I tallied up the places I’ve lived (while bored, on a flight back from Menorca), and was surprised to find that I’ve averaged one move per year during my extended ‘visit’. Some have been short-lived and some long enough to feel like a real home. In order:
PRINCIPE PIO
I snapped up a last-minute 3-month gig to flat-sit for a Chicago kid who wanted to return to Chicago for a chance to train for the upcoming Americas Cup 2006 in Valencia. This flat was next to the Principe Pio station, which at the time was still in the process of its gigantic renovation. The flat was in a modern high-rise, sandwiched between calle Florida and the train tracks of Principe Pio station, with the Parque de Oeste visible on the far slope behind the tracks. The cercanias are quiet and more ‘shooshy’ than anything else and my 6th floor view of the Palacio Real (if you stuck your head out the fake-bay windows and craned it to the right) made it quite posh comparatively to my other nests. The only thing was ‘modern high-rise’ means trying to house-train a puppy while living on the 6th floor with a medium-speed elevator is a little beyond difficult and the portero was alternately amused and unimpressed by my hourly dashes out the door.

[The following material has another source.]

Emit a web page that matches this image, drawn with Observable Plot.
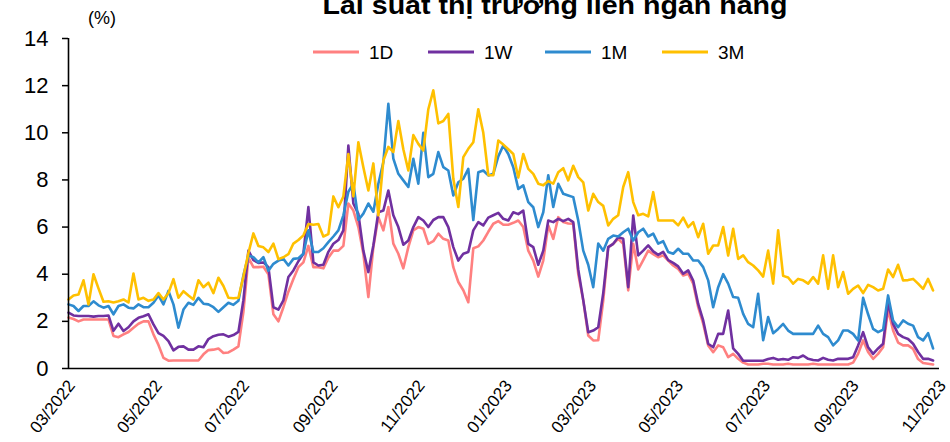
<!DOCTYPE html>
<html><head><meta charset="utf-8">
<script src="https://cdn.jsdelivr.net/npm/d3@7"></script>
<script src="https://cdn.jsdelivr.net/npm/@observablehq/plot@0.6"></script>
<style>
body{margin:0;background:#fff;}
#wrap{position:relative;width:950px;height:442px;overflow:hidden;}
</style></head><body><div id="wrap"></div>
<script>
const titleText = "Lãi suất thị trường liên ngân hàng";
const unitLabel = "(%)";
const seriesNames = ["1D", "1W", "1M", "3M"];
const seriesColors = ["#FF8080", "#7030A0", "#2E8BCF", "#FFC000"];
const startDate = [2022, 2, 1];  // first observation (UTC y, m0, d)
const stepDays = 3.5;            // spacing between observations
const tickLabels = ["03/2022","05/2022","07/2022","09/2022","11/2022","01/2023","03/2023","05/2023","07/2023","09/2023","11/2023"];
const yTicks = [0, 2, 4, 6, 8, 10, 12, 14];

const v3M = [
2.93,3.10,3.14,3.74,2.72,4.00,3.40,2.83,2.85,2.80,
2.85,2.93,2.80,4.03,2.93,3.00,2.87,2.93,3.20,2.93,
3.20,3.79,3.00,3.28,3.10,2.93,3.74,3.45,3.64,3.20,
3.85,3.50,3.00,2.98,3.00,3.90,4.90,5.73,5.20,5.14,
4.94,5.30,4.64,4.72,4.85,5.30,5.45,5.65,6.13,6.10,
6.13,5.60,5.70,7.30,6.84,7.30,9.10,7.30,9.60,8.54,
7.55,8.70,6.50,8.82,9.40,9.18,10.50,9.30,8.40,9.90,
9.53,9.25,11.00,11.80,10.40,10.50,10.80,8.05,6.85,8.97,
9.32,9.60,11.00,10.00,8.20,8.20,9.67,9.50,9.30,9.10,
8.10,9.10,8.47,8.26,7.84,7.77,7.95,7.84,8.33,8.50,
7.98,8.60,8.12,7.90,6.70,7.41,7.06,6.90,6.07,6.35,
6.50,7.70,8.33,7.06,6.50,6.56,6.45,7.48,6.28,6.28,
6.28,6.28,6.07,6.40,6.00,6.21,5.57,6.14,4.87,5.22,
5.22,6.00,4.79,5.93,4.65,4.80,4.51,4.37,4.16,3.90,
5.00,3.60,5.86,3.93,3.86,3.60,3.80,3.74,3.60,3.88,
3.60,4.80,3.38,4.80,3.45,4.09,3.17,3.38,3.52,3.20,
3.55,3.45,3.31,3.38,4.20,3.88,4.40,3.74,3.75,3.80,
3.60,3.38,3.80,3.31];

const v1M = [
2.72,2.65,2.44,2.65,2.65,2.85,2.68,2.58,2.65,2.30,
2.65,2.72,2.58,2.55,2.72,2.60,2.60,2.79,3.10,2.72,
3.29,2.72,1.73,2.50,2.79,2.70,3.00,2.75,2.72,2.60,
2.40,2.60,2.79,2.70,2.87,3.95,4.80,4.72,4.50,4.72,
4.15,4.44,4.58,4.65,4.37,4.65,4.68,4.87,5.86,4.94,
4.94,5.10,5.36,5.60,5.86,6.50,7.50,7.84,6.30,6.57,
7.00,6.65,7.84,8.75,11.23,8.90,8.26,7.98,7.70,8.90,
7.84,10.00,8.12,8.26,9.18,8.54,8.40,7.34,7.90,8.05,
8.47,6.30,8.33,8.40,8.19,8.26,9.00,9.46,9.10,8.54,
7.62,7.77,7.06,6.84,6.00,6.63,8.20,6.85,7.84,7.41,
7.34,7.27,6.28,5.00,4.40,3.45,5.30,5.00,5.50,5.64,
5.60,5.78,5.93,5.43,5.78,5.93,5.60,5.72,5.30,5.40,
4.94,4.87,5.08,4.87,4.87,4.58,4.58,4.30,3.74,2.60,
3.45,4.00,3.60,3.03,3.00,2.32,1.89,1.75,3.17,1.20,
2.18,1.50,1.68,1.89,1.61,1.47,1.47,1.47,1.47,1.47,
1.82,1.47,1.33,0.98,1.19,1.61,1.61,1.47,1.19,3.00,
2.30,1.68,1.54,1.65,3.10,2.04,1.75,2.04,1.90,1.82,
1.33,1.19,1.50,0.85];

const v1W = [
2.37,2.25,2.23,2.23,2.23,2.20,2.23,2.23,2.25,1.60,
1.90,1.59,1.75,2.00,2.15,2.22,2.30,1.87,1.50,1.38,
1.16,0.77,0.92,0.94,0.80,0.80,0.94,0.90,1.25,1.37,
1.43,1.45,1.35,1.42,1.55,2.90,5.00,4.60,4.48,4.50,
4.30,2.60,2.50,2.89,3.88,4.16,4.55,4.87,6.85,4.50,
4.37,4.40,4.95,5.29,5.45,5.86,9.46,7.00,6.56,5.00,
4.09,5.22,6.63,6.70,7.55,6.50,6.00,5.25,5.43,6.00,
6.42,6.28,6.00,6.30,6.42,6.42,6.00,5.15,4.58,4.87,
4.94,5.86,6.21,6.07,6.40,6.50,6.60,6.35,6.28,6.63,
6.55,6.70,5.29,5.15,4.40,5.00,6.28,6.21,6.35,6.25,
6.35,6.21,4.20,2.90,1.54,1.61,1.75,3.20,5.15,5.29,
5.57,5.50,3.45,6.49,4.80,5.00,5.22,4.97,4.82,4.95,
4.60,4.48,4.33,4.02,4.16,3.73,2.74,2.04,1.05,0.90,
1.47,1.47,2.46,0.85,0.62,0.33,0.33,0.33,0.33,0.33,
0.40,0.45,0.37,0.40,0.37,0.48,0.45,0.55,0.41,0.36,
0.34,0.45,0.37,0.34,0.41,0.41,0.41,0.48,0.98,1.54,
0.90,0.62,0.85,1.05,2.80,1.89,1.47,1.33,1.25,1.05,
0.70,0.41,0.41,0.34];

const v1D = [
2.16,2.10,2.00,2.08,2.08,2.08,2.08,2.08,2.08,1.38,
1.33,1.45,1.55,1.73,1.90,2.00,2.00,1.45,1.00,0.45,
0.33,0.34,0.34,0.34,0.34,0.34,0.34,0.60,0.78,0.80,
0.85,0.66,0.68,0.80,0.94,2.40,4.70,4.30,4.30,4.32,
4.00,2.30,2.00,2.60,3.26,3.80,4.30,4.50,5.20,4.30,
4.30,4.25,4.70,5.00,5.00,5.20,7.00,6.70,6.00,4.87,
3.03,5.15,6.42,5.86,6.85,5.30,4.87,4.25,5.15,5.86,
6.00,5.93,5.29,5.40,5.72,5.50,5.43,4.30,3.67,3.32,
2.81,5.10,5.18,5.43,5.80,6.14,6.25,6.10,6.10,6.18,
6.28,6.00,5.00,4.58,3.90,4.58,6.07,5.50,6.42,6.21,
6.15,6.14,4.00,2.89,1.40,1.19,1.20,2.88,5.15,5.29,
5.50,5.29,3.31,5.29,4.20,4.60,5.00,4.85,4.72,4.80,
4.58,4.37,4.22,3.95,4.02,3.60,2.60,1.90,0.98,0.69,
0.98,0.90,0.48,0.62,0.41,0.25,0.17,0.17,0.17,0.20,
0.20,0.17,0.17,0.17,0.20,0.17,0.17,0.17,0.17,0.20,
0.17,0.17,0.17,0.17,0.17,0.17,0.17,0.25,0.62,1.19,
0.70,0.41,0.62,0.90,2.50,1.61,1.10,0.98,0.98,0.83,
0.40,0.23,0.20,0.17];

const seriesValues = [v1D, v1W, v1M, v3M];
const t0 = Date.UTC(...startDate);
const rows = [];
seriesNames.forEach((name, k) => {
  seriesValues[k].forEach((v, i) => {
    rows.push({date: new Date(t0 + i * stepDays * 86400000), value: v, series: name});
  });
});
const tickDates = tickLabels.map(s => { const [m, y] = s.split("/").map(Number); return new Date(Date.UTC(y, m - 1, 1)); });

const FONT = "'Liberation Sans', Arial, Helvetica, sans-serif";
const plot = Plot.plot({
  width: 950, height: 442,
  marginLeft: 68, marginRight: 11, marginTop: 38, marginBottom: 74,
  style: {fontFamily: FONT, color: "#000", background: "#fff", fontSize: "22px"},
  x: {type: "utc", domain: [tickDates[0], tickDates[tickDates.length - 1]], axis: null},
  y: {domain: [0, 14], axis: null},
  color: {domain: seriesNames, range: seriesColors},
  marks: [
    Plot.axisY({ticks: yTicks, tickSize: 6, tickPadding: 14, label: null, fontSize: 22, strokeWidth: 1.5}),
    Plot.lineY(rows, {x: "date", y: "value", z: "series", stroke: "series", strokeWidth: 2.6, strokeLinejoin: "round"}),
    Plot.ruleY([0], {stroke: "#000", strokeWidth: 1.6}),
    Plot.ruleX([tickDates[0]], {stroke: "#000", strokeWidth: 1.6}),
    Plot.text(tickDates, {x: d => d, y: 0, text: (d, i) => tickLabels[i], rotate: -52, textAnchor: "end", dx: 3, dy: 14, fontSize: 17, fill: "#000"})
  ]
});
document.getElementById("wrap").appendChild(plot);

const svg = d3.select(plot);
svg.append("text").text(titleText)
  .attr("x", 555).attr("y", 14).attr("text-anchor", "middle")
  .attr("font-family", FONT).attr("font-weight", "bold").attr("font-size", 26)
  .attr("textLength", 465).attr("lengthAdjust", "spacingAndGlyphs").attr("fill", "#000");
svg.append("text").text(unitLabel)
  .attr("x", 88).attr("y", 24).attr("text-anchor", "start")
  .attr("font-family", FONT).attr("font-size", 18).attr("fill", "#000");

const legendX = [313, 428, 545, 662];
seriesNames.forEach((name, k) => {
  const g = svg.append("g");
  g.append("line").attr("x1", legendX[k]).attr("x2", legendX[k] + 46).attr("y1", 52).attr("y2", 52)
    .attr("stroke", seriesColors[k]).attr("stroke-width", 3);
  g.append("text").text(name).attr("x", legendX[k] + 56).attr("y", 59).attr("text-anchor", "start")
    .attr("font-family", FONT).attr("font-size", 19).attr("fill", "#000");
});
</script></body></html>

The thoroughly modern, self-igniting gas water heating unit (calefaccion?) failed me and Scout the weekend of Christmas which meant cold showers during party season. When the repairman turned up on January 2nd, he showed me a special trick to restore pressure to the unit so the flame wouldn’t flame-out: turn on the hot tap full-bore while lighting the pilot light. The landlady and my Chicago dude were AWOL during this ‘I’m SO hating being a foreigner today’ episode and so, once again, it was time to move.
CHUECA
This flurry of flat moving led me to make the best decision I’ve made so far: to live alone. Scout agreed and we decided on a lovely, quaint but unexpectedly noisy buhardilla in a barrio I never imagined I would live in: Chueca. Now, I’m certainly at home with the gay community, having lived in San Francisco for 12 years before immigrating to Spain, but the only similarities with Chueca’s sister city, the lovely and pristine Castro district in San Francisco, are ‘gay’ and the letter ‘C’. Now, Chueca has cleaned up its act considerably in the past three years, but at the time it was noisy, dirty, ugly and calle Fuencarral had not yet been transformed into a tree-lined pedestrian mall.

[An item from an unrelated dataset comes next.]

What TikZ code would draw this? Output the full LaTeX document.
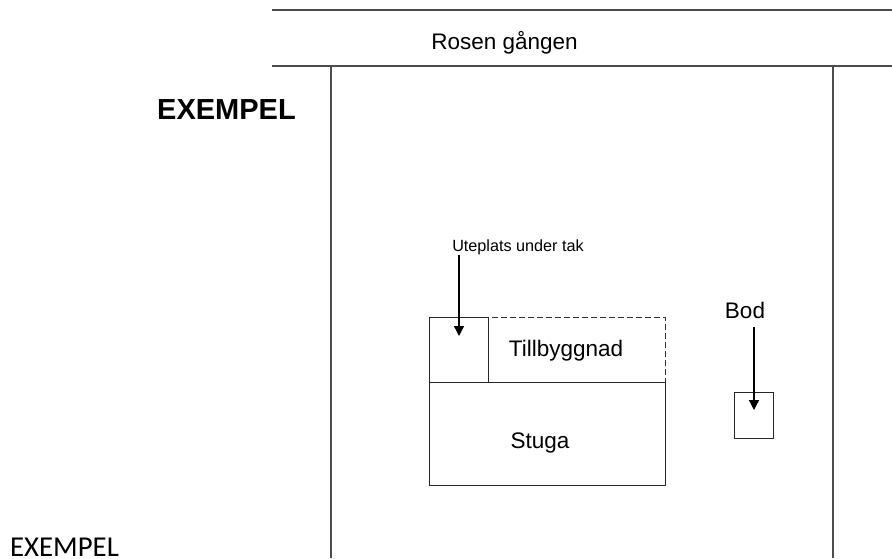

It was during this Chueca period that I developed a diverse community of friends. I had a couple-friend with a dog that Scout adored, so that was handy. I got to know many of the shop keepers, two of whom became good friends of mine. I even found a convenient boyfriend in the barrio for awhile, which definitely helped with the breaking-in phase. Oddly, I didn’t really gain many new gay friends, and I found that Chueca wasn’t so ‘gay’ at all – certainly not by San Francisco standards.
My most vivid memory of this time had to do with the flat itself. When I went to meet the two Italian girls living there before me, I was struck by the ‘homeyness’ of the flat – Brits use the words ‘homliness’, which always cracks me up, the terms being quite opposite. Its decor was ‘Trader Vic’ Tiki lounge-style accented with bits of hippie macrame suspending dead plants on ‘ahoy matey’ planks of grey wood attached with hemp rope to the ceiling, and an 8-foot long aquarium functioning as the kitchen counter that was filled with pebbles, shards of pottery and bits of driftwood – it always reminded me of the opening scene of “Titanic”. I liked it.
What I did not like was the fact that the hot water heater (AGAIN, these units tormented me) was mounted OUTSIDE the flat on the roof, accessible through a tiny, square porthole located in the sleeping loft over the kitchen. Whenever the unit malfunctioned, which during one 4-month period was on average 3 times a day, I had to climb up the ladder to the loft, remove the screen and the window itself, and shimmy/skate onto the slate roof raked at about a 45-degree angle to the interior space of the building.
My landlord Antonio had fled Chueca years earlier for the less eclectic/more provincial scene in Cordoba. Convincing him of the urgent need for hot water on a daily basis when his English was worse than my Spanish (hard to fathom) was really draining. After surviving for almost two years there, I left the increased noise on the street and debris in the gutters for the more tranquil, pristine Opera area, which is where I live now, and will live until I leave Madrid. It suits me perfectly.